Task objective
Omit the pictures, then reproduce every remaining record exactly.

Items from a data source
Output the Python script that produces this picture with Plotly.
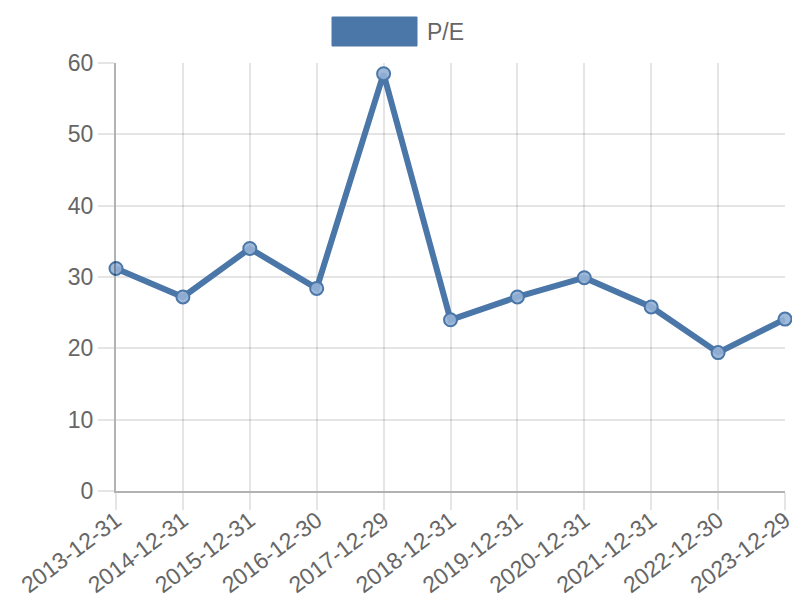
import plotly.graph_objects as go

dates = ["2013-12-31", "2014-12-31", "2015-12-31", "2016-12-30", "2017-12-29",
         "2018-12-31", "2019-12-31", "2020-12-31", "2021-12-31", "2022-12-30", "2023-12-29"]
pe_values = [31.2, 27.2, 34.0, 28.4, 58.5, 24.0, 27.2, 29.9, 25.8, 19.4, 24.1]
series_name = "P/E"
y_ticks = [0, 10, 20, 30, 40, 50, 60]

line_color = "rgb(74,118,168)"
font_family = "Liberation Sans, Arial, sans-serif"

# page body has an 8px margin; compensate so the plot lands at the reference position
OFF = 8
W, H = 800 - OFF, 600 - OFF
L, R, T, B = 116 - OFF, 15, 63 - OFF, 109
pw, ph = W - L - R, H - T - B

def px_x(p):
    return (p - OFF - L) / pw

def px_y(p):
    return (H - B - (p - OFF)) / ph

fig = go.Figure()
fig.add_trace(go.Scatter(
    x=dates, y=pe_values, mode="lines+markers", name=series_name,
    line=dict(color=line_color, width=6),
    marker=dict(size=13, color="rgba(150,178,214,0.9)", line=dict(color=line_color, width=2)),
    cliponaxis=False, showlegend=False,
))

fig.add_shape(type="rect", xref="paper", yref="paper",
              x0=px_x(332), x1=px_x(417), y0=px_y(46), y1=px_y(17),
              fillcolor=line_color, line=dict(color=line_color, width=1))
fig.add_annotation(xref="paper", yref="paper", x=px_x(425), y=px_y(32),
                   text=series_name, showarrow=False, xanchor="left", yanchor="middle",
                   font=dict(family=font_family, size=23, color="#666666"))

fig.update_layout(
    width=W, height=H,
    margin=dict(l=L, r=R, t=T, b=B, autoexpand=False),
    plot_bgcolor="white", paper_bgcolor="white",
    font=dict(family=font_family, size=24, color="#666666"),
    showlegend=False,
)
fig.update_xaxes(
    type="category", range=[0, len(dates) - 1], automargin=False,
    showgrid=True, gridcolor="rgba(0,0,0,0.1)", gridwidth=2,
    showline=True, linecolor="rgba(0,0,0,0.3)", linewidth=2,
    ticks="outside", ticklen=17, tickcolor="rgba(0,0,0,0.1)", tickwidth=2,
    tickangle=-37, tickfont=dict(size=23, color="#666666"),
    ticklabelstandoff=-12,
    zeroline=False,
)
fig.update_yaxes(
    range=[0, 60], tickvals=y_ticks, automargin=False,
    showgrid=True, gridcolor="rgba(0,0,0,0.1)", gridwidth=2,
    showline=True, linecolor="rgba(0,0,0,0.3)", linewidth=2,
    ticks="outside", ticklen=16, tickcolor="rgba(0,0,0,0.1)", tickwidth=2,
    tickfont=dict(size=23, color="#666666"),
    zeroline=False,
)

fig.write_html("out.html")
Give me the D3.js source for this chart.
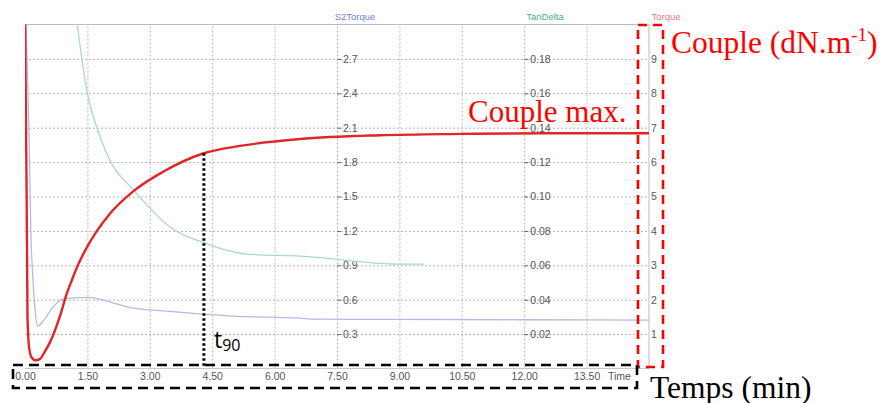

Response
Output the Python script that produces this picture with Plotly.
import plotly.graph_objects as go

dates = ["2013-12-31", "2014-12-31", "2015-12-31", "2016-12-30", "2017-12-29",
         "2018-12-31", "2019-12-31", "2020-12-31", "2021-12-31", "2022-12-30", "2023-12-29"]
pe_values = [31.2, 27.2, 34.0, 28.4, 58.5, 24.0, 27.2, 29.9, 25.8, 19.4, 24.1]
series_name = "P/E"
y_ticks = [0, 10, 20, 30, 40, 50, 60]

line_color = "rgb(74,118,168)"
font_family = "Liberation Sans, Arial, sans-serif"

# page body has an 8px margin; compensate so the plot lands at the reference position
OFF = 8
W, H = 800 - OFF, 600 - OFF
L, R, T, B = 116 - OFF, 15, 63 - OFF, 109
pw, ph = W - L - R, H - T - B

def px_x(p):
    return (p - OFF - L) / pw

def px_y(p):
    return (H - B - (p - OFF)) / ph

fig = go.Figure()
fig.add_trace(go.Scatter(
    x=dates, y=pe_values, mode="lines+markers", name=series_name,
    line=dict(color=line_color, width=6),
    marker=dict(size=13, color="rgba(150,178,214,0.9)", line=dict(color=line_color, width=2)),
    cliponaxis=False, showlegend=False,
))

fig.add_shape(type="rect", xref="paper", yref="paper",
              x0=px_x(332), x1=px_x(417), y0=px_y(46), y1=px_y(17),
              fillcolor=line_color, line=dict(color=line_color, width=1))
fig.add_annotation(xref="paper", yref="paper", x=px_x(425), y=px_y(32),
                   text=series_name, showarrow=False, xanchor="left", yanchor="middle",
                   font=dict(family=font_family, size=23, color="#666666"))

fig.update_layout(
    width=W, height=H,
    margin=dict(l=L, r=R, t=T, b=B, autoexpand=False),
    plot_bgcolor="white", paper_bgcolor="white",
    font=dict(family=font_family, size=24, color="#666666"),
    showlegend=False,
)
fig.update_xaxes(
    type="category", range=[0, len(dates) - 1], automargin=False,
    showgrid=True, gridcolor="rgba(0,0,0,0.1)", gridwidth=2,
    showline=True, linecolor="rgba(0,0,0,0.3)", linewidth=2,
    ticks="outside", ticklen=17, tickcolor="rgba(0,0,0,0.1)", tickwidth=2,
    tickangle=-37, tickfont=dict(size=23, color="#666666"),
    ticklabelstandoff=-12,
    zeroline=False,
)
fig.update_yaxes(
    range=[0, 60], tickvals=y_ticks, automargin=False,
    showgrid=True, gridcolor="rgba(0,0,0,0.1)", gridwidth=2,
    showline=True, linecolor="rgba(0,0,0,0.3)", linewidth=2,
    ticks="outside", ticklen=16, tickcolor="rgba(0,0,0,0.1)", tickwidth=2,
    tickfont=dict(size=23, color="#666666"),
    zeroline=False,
)

fig.write_html("out.html")
Give me the D3.js source for this chart.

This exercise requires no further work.